A Winter Kill – Review

Vicki in an interview with Cheryl Freedman

Vicki in an interview with Cheryl Freedman

One of the really great things about travelling to the US and Canada is having the chance to discover new writers I’d never usually meet. And the last trip to Canada was one of those opportunities I couldn’t miss. Although it’s not easy to carry home roughly twenty books, I did manage it.

I’ve already mentioned the excellent “Fire on the Runway” by Mel Bradshaw and Donald J Hauka’s brilliant “She Demons“. Today it’s the turn of a lady we don’t see in the UK too often -Vicki Delany.

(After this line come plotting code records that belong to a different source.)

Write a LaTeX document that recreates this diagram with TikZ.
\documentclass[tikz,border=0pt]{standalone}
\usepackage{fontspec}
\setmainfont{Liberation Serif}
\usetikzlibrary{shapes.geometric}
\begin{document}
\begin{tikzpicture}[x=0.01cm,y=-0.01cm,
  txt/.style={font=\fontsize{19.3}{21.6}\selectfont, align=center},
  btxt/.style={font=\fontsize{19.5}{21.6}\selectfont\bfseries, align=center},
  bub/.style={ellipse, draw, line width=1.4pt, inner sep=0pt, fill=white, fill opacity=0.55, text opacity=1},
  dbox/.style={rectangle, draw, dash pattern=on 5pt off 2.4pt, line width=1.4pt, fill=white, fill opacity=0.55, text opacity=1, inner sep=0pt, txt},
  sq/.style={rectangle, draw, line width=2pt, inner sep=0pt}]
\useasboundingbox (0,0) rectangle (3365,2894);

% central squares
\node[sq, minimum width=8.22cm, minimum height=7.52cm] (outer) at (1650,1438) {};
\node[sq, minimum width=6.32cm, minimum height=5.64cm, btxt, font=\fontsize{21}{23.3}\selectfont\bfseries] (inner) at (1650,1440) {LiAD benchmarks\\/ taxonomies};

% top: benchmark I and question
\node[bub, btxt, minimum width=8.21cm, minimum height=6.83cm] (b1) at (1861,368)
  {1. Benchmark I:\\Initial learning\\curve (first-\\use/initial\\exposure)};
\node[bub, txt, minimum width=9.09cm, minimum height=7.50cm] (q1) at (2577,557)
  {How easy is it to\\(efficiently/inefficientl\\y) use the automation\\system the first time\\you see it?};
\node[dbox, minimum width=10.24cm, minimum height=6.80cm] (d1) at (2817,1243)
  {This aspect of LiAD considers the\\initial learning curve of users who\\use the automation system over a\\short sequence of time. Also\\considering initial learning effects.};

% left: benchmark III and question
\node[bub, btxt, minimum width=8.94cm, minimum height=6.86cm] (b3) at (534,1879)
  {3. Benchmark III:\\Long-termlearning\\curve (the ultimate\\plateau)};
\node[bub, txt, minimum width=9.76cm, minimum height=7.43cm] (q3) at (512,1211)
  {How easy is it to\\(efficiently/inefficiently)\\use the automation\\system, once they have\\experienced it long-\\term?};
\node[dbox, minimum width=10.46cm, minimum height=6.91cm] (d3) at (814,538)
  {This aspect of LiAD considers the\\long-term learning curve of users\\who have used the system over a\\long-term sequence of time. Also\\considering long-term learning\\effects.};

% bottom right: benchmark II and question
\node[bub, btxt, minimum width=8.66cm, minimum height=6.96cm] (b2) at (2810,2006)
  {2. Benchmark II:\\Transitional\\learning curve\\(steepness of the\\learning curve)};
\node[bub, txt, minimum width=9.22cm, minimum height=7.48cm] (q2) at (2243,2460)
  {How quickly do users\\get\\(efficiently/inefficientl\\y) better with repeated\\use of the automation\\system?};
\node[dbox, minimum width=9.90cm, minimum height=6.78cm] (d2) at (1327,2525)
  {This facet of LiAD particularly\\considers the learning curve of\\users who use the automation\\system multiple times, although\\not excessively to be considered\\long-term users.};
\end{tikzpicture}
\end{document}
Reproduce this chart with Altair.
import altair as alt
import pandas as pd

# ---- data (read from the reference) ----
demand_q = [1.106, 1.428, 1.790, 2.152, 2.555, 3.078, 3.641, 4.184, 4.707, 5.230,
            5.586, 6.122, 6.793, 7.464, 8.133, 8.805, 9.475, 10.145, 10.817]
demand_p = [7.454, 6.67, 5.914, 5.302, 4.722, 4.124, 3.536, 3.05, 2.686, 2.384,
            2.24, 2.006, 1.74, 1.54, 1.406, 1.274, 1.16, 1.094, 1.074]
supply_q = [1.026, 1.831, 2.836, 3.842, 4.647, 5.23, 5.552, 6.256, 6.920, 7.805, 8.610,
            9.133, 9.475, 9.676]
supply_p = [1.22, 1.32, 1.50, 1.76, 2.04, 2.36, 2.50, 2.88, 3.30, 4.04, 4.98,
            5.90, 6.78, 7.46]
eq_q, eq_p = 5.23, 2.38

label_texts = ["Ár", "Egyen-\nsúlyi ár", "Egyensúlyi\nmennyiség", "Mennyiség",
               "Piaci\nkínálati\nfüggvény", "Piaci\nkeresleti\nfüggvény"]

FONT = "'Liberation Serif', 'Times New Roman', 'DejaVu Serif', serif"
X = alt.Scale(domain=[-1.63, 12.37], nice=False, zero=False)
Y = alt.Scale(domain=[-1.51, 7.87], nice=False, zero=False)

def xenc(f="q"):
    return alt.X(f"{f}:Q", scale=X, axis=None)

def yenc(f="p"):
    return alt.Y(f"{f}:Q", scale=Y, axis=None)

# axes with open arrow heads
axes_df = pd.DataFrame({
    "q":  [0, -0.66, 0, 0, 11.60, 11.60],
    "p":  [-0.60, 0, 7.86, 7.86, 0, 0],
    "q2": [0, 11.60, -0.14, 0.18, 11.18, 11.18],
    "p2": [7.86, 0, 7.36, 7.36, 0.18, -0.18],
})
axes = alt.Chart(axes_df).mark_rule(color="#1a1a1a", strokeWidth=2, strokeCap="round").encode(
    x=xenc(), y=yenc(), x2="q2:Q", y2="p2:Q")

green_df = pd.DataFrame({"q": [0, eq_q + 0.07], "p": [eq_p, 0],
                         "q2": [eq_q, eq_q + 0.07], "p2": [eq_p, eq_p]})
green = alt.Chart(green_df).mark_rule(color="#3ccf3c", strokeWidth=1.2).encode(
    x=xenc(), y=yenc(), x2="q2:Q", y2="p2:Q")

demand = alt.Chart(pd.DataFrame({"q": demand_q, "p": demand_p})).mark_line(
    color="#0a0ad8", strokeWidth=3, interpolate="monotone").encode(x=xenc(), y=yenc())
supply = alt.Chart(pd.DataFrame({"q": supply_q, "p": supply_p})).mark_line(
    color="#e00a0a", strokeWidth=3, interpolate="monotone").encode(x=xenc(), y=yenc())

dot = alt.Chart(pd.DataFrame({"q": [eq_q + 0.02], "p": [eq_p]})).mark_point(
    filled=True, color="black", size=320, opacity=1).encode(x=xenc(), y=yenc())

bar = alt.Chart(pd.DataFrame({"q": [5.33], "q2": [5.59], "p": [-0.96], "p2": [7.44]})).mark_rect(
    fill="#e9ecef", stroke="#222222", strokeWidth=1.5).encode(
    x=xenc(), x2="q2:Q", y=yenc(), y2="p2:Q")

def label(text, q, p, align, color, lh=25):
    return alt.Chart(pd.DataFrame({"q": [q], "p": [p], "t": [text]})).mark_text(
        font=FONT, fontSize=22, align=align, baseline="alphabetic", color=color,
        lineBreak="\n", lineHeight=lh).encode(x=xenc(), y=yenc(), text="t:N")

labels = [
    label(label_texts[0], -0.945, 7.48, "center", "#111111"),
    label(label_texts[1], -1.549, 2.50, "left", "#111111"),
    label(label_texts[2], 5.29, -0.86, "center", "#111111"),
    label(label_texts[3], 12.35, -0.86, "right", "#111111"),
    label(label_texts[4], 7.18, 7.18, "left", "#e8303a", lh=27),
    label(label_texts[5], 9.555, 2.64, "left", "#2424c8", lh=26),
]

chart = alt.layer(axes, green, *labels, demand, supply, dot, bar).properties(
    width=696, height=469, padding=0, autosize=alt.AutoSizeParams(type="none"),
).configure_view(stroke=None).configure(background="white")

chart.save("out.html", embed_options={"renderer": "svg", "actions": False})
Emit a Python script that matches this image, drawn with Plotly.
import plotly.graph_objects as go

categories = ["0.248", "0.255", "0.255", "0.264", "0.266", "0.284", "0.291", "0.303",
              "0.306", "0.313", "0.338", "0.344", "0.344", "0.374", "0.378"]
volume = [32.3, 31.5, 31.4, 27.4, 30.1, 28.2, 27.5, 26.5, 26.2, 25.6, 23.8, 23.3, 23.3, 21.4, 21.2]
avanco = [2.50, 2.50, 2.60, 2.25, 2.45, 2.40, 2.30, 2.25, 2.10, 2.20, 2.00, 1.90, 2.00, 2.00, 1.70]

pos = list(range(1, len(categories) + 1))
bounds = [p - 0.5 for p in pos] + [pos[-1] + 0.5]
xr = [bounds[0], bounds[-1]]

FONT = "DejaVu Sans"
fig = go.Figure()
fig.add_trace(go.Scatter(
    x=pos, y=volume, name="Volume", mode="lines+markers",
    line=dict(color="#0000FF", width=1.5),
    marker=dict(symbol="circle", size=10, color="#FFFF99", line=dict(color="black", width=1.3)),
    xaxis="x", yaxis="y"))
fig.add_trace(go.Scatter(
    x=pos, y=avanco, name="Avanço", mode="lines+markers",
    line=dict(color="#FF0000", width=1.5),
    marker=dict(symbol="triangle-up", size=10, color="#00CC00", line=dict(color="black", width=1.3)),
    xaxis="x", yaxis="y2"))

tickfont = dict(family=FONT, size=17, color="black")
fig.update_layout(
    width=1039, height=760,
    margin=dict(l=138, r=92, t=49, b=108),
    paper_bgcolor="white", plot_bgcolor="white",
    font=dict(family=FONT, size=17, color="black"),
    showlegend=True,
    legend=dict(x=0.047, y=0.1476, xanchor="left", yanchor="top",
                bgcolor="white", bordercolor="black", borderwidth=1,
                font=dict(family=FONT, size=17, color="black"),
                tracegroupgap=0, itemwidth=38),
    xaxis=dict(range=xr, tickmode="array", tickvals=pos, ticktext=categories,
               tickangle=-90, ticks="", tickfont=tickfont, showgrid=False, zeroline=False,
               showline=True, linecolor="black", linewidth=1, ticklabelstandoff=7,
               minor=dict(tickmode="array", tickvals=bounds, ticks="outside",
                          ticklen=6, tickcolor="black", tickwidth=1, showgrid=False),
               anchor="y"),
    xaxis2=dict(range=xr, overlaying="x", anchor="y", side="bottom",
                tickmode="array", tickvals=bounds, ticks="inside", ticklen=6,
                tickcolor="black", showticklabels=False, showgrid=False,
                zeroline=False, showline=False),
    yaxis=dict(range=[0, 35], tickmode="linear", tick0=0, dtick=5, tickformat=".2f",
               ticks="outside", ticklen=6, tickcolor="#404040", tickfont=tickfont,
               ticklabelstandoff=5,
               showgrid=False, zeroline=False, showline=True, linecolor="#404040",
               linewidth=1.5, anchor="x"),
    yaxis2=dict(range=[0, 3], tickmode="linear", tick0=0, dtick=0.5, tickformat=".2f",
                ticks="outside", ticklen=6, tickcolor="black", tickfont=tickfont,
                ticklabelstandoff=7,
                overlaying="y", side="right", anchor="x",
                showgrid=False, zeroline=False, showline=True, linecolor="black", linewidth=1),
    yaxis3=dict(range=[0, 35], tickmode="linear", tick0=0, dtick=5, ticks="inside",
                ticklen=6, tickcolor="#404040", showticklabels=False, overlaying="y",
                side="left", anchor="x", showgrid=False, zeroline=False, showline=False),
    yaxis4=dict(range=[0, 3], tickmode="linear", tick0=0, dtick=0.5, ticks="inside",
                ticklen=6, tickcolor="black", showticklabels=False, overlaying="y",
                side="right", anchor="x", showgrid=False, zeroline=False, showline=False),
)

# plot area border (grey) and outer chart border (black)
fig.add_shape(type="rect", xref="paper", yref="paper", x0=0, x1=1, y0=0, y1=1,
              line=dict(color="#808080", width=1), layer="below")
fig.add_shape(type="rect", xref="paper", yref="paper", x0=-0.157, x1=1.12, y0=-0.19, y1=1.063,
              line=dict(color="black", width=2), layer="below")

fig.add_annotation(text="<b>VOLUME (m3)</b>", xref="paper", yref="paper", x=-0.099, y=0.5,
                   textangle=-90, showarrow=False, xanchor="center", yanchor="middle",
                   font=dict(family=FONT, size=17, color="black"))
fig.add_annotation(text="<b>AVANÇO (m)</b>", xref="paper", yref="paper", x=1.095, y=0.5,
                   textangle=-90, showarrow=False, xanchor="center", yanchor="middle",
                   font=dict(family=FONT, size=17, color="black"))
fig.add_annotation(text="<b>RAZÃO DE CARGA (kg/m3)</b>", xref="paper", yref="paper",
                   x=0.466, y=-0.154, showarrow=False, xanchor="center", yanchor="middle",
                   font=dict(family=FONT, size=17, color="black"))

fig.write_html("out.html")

Vicki (who is the current Chair of the Crime Writers of Canada) is one of Canda’s most prolific writers. She’s two main series on the go, and regularly writes one-off stories too. This book is not one of her series, but is a quick story written for Rapid Reads. Now, defining this kind of thing isn’t easy, but let’s just say I’d guess it’s about 15,000 words, with roughly 110 pages with largish print. That, to me, means a short novella, not a long short story!

A Winter Kill starts with the discovery of a young woman found murdered in the snow. The rookie constable, Nicole Patterson, is the discoverer of the body. The victim is a high school student who happens to have a dreadful reputation with her classmates. Her parents are poor and have less than glowing reputations too, and when added to that it’s learned that her father has a drink problem and issues with his temper, it’s easy to see why the girl has earned her reputation. But, although Nicole has no investigative role, and she is only a trainee, she is young enough to understand the kids at the school, and empathise with the victim. It leads her to explore different routes, and brings out a very effective resolution.

I can’t say too much, because that would give away the plot; however, this is a superb little read. It kept me going for quite a long while, during several short walks. What I really liked about this book was the perspective of the young cop. WE don’t often get to see the crime world through the eyes of someone who’s on the right side of the law, but who is this young and – perhaps a little naive – enthusiastic.

Whatever the reason was, I really enjoyed this little book. I’d define this as a good cosy. Not too violent, but with good characterisation and motivations. I’d happily recommend this to any crime reader, and I’ll be looking out for more of Vicki’s books in future!